What is required: Skip every picture, and extract verbatim the lines from the line containing "Give me the matplotlib source for this chart." to the line containing "bbox=dict(facecolor='white', edgecolor='none', pad=0.3))", both lines included.

Exercise inputs:
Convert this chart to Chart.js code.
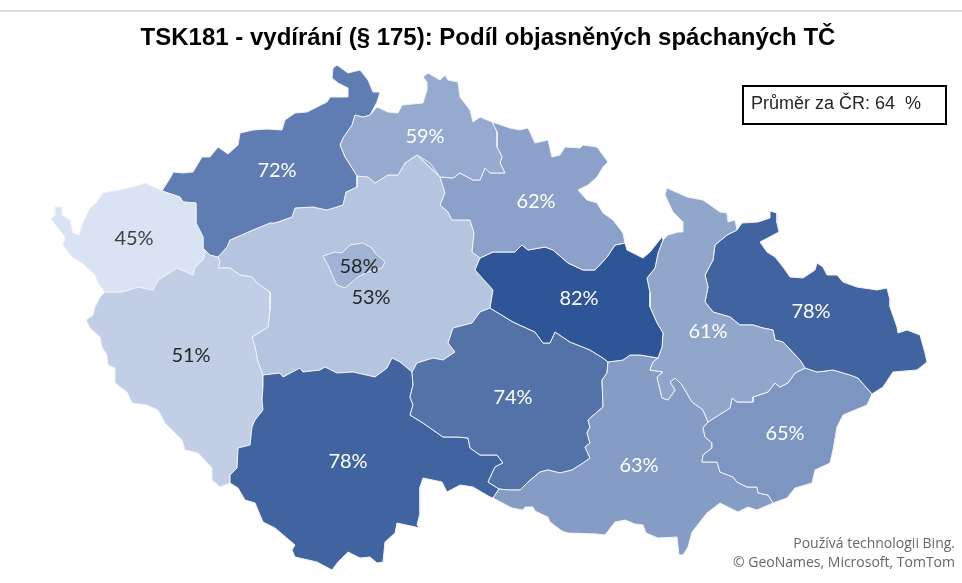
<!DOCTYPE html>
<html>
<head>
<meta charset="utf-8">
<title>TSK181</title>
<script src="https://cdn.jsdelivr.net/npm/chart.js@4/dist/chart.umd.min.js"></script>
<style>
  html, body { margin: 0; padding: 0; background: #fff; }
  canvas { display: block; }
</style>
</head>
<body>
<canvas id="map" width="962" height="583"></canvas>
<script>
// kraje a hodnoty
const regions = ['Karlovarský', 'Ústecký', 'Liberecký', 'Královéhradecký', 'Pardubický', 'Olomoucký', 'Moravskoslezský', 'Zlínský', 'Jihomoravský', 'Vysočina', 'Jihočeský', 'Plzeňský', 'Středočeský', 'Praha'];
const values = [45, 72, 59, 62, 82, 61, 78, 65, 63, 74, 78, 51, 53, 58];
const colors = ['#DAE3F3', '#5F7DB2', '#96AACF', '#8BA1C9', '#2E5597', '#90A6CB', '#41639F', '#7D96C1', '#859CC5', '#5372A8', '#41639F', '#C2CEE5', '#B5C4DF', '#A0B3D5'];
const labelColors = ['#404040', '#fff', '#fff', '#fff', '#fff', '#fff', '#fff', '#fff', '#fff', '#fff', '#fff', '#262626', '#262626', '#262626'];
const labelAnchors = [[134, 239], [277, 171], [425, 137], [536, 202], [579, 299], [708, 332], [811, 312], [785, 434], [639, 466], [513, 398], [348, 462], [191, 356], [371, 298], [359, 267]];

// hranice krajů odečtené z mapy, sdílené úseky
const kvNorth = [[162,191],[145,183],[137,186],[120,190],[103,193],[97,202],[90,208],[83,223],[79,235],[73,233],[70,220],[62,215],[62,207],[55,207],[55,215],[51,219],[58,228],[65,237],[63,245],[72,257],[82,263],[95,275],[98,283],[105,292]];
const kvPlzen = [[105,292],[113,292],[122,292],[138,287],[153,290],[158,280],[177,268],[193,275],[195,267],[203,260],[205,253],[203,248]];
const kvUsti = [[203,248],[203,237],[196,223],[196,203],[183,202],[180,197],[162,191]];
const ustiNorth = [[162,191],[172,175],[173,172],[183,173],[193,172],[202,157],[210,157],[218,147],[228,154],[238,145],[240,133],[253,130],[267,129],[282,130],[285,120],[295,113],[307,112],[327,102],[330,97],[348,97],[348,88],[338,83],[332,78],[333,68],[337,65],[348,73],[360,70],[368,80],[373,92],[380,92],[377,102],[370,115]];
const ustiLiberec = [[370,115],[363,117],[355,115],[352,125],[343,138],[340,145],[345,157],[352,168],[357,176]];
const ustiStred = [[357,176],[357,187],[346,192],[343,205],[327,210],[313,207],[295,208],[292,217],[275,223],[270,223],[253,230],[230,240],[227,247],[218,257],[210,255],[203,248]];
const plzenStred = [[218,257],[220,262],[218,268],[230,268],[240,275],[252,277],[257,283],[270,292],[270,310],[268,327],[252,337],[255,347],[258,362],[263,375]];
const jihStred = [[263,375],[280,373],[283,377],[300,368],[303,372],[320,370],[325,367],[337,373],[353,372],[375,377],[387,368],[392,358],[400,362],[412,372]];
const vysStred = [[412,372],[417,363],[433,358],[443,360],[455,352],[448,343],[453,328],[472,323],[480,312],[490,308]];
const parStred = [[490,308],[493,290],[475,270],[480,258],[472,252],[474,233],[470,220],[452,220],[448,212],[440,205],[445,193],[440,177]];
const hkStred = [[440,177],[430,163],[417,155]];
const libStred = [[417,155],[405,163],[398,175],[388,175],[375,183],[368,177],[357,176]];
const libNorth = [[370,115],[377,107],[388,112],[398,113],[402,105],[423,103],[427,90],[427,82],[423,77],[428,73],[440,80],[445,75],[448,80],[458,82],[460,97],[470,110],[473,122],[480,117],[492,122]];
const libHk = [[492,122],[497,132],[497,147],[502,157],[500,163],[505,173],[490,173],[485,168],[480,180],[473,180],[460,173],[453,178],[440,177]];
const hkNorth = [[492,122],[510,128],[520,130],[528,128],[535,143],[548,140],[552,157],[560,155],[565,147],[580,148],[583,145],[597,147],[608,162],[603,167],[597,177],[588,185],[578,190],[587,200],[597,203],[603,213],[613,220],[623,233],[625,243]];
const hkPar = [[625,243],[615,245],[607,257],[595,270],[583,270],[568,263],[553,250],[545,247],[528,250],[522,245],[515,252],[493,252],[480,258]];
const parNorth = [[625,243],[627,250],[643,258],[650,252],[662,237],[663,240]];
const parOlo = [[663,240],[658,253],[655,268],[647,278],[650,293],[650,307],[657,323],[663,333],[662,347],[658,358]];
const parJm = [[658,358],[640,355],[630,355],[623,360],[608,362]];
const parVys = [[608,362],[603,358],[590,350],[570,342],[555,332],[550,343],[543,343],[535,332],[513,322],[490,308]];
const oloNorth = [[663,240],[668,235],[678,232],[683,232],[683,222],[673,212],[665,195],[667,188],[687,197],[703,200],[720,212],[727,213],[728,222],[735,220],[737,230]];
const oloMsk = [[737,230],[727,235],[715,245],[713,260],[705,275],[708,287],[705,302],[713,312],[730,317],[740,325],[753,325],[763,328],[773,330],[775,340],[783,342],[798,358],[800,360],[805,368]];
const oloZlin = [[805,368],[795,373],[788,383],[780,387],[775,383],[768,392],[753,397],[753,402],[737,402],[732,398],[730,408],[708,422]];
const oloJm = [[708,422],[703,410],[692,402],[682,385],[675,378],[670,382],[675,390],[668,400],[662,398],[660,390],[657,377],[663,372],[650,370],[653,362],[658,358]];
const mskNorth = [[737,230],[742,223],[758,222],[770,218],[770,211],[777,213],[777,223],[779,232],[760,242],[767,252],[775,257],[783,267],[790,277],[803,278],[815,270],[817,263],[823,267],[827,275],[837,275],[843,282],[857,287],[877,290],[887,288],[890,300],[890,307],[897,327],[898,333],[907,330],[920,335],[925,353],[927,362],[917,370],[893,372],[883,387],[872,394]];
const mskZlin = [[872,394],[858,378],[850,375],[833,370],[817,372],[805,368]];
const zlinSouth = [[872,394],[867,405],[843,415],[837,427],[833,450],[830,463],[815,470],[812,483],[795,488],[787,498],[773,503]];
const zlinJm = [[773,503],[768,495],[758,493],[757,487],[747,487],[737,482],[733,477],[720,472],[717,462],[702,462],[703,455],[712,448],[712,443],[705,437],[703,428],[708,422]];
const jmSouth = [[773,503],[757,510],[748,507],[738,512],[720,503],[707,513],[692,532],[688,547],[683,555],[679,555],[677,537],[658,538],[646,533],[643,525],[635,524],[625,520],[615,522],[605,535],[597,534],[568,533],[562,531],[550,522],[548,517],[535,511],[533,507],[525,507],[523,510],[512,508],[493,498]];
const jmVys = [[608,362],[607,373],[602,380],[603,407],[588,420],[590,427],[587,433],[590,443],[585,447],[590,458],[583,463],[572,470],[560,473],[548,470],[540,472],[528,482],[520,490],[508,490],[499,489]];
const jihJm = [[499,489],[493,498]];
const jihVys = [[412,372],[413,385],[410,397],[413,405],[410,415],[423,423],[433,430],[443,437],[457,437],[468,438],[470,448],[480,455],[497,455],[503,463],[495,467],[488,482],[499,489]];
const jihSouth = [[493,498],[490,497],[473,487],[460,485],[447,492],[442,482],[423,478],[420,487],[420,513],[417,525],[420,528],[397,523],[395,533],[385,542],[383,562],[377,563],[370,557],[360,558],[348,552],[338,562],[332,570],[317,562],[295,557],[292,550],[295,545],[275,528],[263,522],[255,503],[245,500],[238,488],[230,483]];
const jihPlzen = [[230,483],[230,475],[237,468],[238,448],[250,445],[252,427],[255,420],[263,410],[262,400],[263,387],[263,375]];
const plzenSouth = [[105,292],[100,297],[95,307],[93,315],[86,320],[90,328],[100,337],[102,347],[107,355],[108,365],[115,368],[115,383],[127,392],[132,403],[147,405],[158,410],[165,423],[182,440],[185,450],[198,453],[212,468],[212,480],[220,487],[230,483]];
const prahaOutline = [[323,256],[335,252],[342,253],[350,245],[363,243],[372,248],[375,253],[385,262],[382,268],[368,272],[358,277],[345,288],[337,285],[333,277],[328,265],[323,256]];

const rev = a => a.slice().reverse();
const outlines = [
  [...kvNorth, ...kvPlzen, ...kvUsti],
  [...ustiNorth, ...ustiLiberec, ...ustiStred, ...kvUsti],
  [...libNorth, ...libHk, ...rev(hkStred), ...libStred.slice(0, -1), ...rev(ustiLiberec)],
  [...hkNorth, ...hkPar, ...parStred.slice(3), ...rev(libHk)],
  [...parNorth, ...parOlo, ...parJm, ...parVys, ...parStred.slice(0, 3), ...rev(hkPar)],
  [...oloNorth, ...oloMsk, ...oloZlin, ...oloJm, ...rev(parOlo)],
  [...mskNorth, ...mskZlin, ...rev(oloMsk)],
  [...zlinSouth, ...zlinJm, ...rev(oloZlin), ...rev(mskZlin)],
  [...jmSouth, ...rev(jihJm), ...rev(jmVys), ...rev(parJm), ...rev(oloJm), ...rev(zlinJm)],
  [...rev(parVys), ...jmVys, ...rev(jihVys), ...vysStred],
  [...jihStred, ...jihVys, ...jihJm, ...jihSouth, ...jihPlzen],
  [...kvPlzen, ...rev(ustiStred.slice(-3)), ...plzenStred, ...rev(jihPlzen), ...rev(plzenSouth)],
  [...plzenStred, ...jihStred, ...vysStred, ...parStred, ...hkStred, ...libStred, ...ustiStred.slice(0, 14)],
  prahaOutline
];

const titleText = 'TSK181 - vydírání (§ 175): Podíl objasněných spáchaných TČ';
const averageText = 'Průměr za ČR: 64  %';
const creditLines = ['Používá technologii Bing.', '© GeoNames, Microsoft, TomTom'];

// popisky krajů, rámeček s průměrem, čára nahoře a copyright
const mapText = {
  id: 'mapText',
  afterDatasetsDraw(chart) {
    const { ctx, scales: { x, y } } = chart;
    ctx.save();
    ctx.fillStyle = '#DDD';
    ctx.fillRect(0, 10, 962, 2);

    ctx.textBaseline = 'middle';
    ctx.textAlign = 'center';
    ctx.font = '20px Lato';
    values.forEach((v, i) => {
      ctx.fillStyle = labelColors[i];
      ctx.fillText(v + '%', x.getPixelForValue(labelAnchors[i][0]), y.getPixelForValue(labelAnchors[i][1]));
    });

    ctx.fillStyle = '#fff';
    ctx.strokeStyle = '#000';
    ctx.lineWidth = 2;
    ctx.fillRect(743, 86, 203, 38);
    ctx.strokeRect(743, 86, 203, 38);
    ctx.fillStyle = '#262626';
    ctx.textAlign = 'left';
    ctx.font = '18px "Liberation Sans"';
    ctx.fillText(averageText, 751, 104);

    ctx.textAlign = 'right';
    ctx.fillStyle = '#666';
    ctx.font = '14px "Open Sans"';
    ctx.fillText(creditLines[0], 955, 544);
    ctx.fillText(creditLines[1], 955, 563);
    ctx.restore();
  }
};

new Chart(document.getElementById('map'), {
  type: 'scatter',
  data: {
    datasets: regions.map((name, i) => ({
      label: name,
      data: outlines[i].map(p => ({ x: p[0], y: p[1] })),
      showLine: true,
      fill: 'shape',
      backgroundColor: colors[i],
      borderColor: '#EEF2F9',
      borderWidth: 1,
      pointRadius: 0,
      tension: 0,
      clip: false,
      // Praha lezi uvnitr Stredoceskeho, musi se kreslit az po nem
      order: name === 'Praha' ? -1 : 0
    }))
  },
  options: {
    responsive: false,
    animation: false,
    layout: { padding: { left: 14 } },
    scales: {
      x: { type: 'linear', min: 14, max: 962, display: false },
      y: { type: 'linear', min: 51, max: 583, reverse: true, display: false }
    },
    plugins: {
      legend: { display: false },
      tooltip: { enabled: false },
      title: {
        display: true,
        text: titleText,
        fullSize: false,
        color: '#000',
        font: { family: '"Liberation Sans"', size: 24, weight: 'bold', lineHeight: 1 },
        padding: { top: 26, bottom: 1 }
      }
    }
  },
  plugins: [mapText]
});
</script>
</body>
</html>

--

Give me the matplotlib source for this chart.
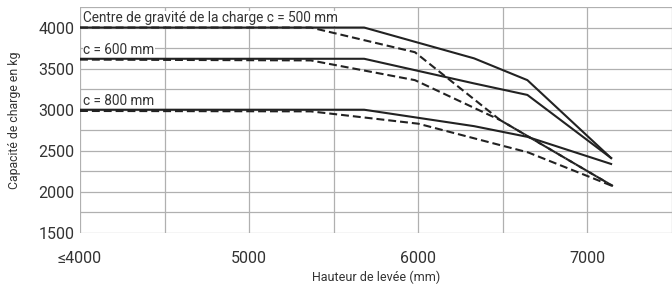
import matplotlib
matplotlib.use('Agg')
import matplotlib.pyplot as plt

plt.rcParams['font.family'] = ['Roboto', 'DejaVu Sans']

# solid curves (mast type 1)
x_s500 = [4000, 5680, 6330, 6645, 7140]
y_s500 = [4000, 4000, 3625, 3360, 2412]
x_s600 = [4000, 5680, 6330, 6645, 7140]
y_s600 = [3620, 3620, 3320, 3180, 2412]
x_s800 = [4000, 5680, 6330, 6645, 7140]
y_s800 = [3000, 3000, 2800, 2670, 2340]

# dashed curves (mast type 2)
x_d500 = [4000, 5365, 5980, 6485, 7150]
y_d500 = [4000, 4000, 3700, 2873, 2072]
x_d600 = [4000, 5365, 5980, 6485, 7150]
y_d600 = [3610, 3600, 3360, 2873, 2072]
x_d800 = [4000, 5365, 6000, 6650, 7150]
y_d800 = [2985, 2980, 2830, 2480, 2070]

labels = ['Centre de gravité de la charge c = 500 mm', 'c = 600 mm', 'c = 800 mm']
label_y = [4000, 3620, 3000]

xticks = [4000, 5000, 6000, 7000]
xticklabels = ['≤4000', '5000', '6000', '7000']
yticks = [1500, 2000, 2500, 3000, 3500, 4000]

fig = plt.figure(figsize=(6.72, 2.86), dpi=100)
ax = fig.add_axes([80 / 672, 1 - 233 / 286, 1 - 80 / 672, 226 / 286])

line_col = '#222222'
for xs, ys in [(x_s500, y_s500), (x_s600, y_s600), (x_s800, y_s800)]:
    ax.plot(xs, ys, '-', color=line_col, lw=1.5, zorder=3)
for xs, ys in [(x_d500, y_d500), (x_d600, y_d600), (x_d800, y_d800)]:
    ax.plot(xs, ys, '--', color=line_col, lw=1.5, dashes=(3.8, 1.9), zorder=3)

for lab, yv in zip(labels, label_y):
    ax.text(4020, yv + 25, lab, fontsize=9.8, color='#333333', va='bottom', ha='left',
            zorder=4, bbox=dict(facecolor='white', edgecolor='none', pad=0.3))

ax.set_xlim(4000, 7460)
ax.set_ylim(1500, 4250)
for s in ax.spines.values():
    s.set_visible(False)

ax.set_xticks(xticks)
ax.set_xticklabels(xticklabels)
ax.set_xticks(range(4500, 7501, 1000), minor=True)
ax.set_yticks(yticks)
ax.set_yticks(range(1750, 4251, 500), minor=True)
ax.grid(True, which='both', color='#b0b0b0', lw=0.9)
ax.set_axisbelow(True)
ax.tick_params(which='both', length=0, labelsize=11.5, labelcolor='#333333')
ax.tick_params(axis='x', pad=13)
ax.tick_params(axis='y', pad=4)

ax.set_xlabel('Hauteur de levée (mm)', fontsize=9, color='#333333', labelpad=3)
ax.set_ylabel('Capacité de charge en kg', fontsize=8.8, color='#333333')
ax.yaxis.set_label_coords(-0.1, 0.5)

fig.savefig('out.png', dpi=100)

Full response:
Give me the matplotlib source for this chart.
import matplotlib
matplotlib.use('Agg')
import matplotlib.pyplot as plt

plt.rcParams['font.family'] = ['Roboto', 'DejaVu Sans']

# solid curves (mast type 1)
x_s500 = [4000, 5680, 6330, 6645, 7140]
y_s500 = [4000, 4000, 3625, 3360, 2412]
x_s600 = [4000, 5680, 6330, 6645, 7140]
y_s600 = [3620, 3620, 3320, 3180, 2412]
x_s800 = [4000, 5680, 6330, 6645, 7140]
y_s800 = [3000, 3000, 2800, 2670, 2340]

# dashed curves (mast type 2)
x_d500 = [4000, 5365, 5980, 6485, 7150]
y_d500 = [4000, 4000, 3700, 2873, 2072]
x_d600 = [4000, 5365, 5980, 6485, 7150]
y_d600 = [3610, 3600, 3360, 2873, 2072]
x_d800 = [4000, 5365, 6000, 6650, 7150]
y_d800 = [2985, 2980, 2830, 2480, 2070]

labels = ['Centre de gravité de la charge c = 500 mm', 'c = 600 mm', 'c = 800 mm']
label_y = [4000, 3620, 3000]

xticks = [4000, 5000, 6000, 7000]
xticklabels = ['≤4000', '5000', '6000', '7000']
yticks = [1500, 2000, 2500, 3000, 3500, 4000]

fig = plt.figure(figsize=(6.72, 2.86), dpi=100)
ax = fig.add_axes([80 / 672, 1 - 233 / 286, 1 - 80 / 672, 226 / 286])

line_col = '#222222'
for xs, ys in [(x_s500, y_s500), (x_s600, y_s600), (x_s800, y_s800)]:
    ax.plot(xs, ys, '-', color=line_col, lw=1.5, zorder=3)
for xs, ys in [(x_d500, y_d500), (x_d600, y_d600), (x_d800, y_d800)]:
    ax.plot(xs, ys, '--', color=line_col, lw=1.5, dashes=(3.8, 1.9), zorder=3)

for lab, yv in zip(labels, label_y):
    ax.text(4020, yv + 25, lab, fontsize=9.8, color='#333333', va='bottom', ha='left',
            zorder=4, bbox=dict(facecolor='white', edgecolor='none', pad=0.3))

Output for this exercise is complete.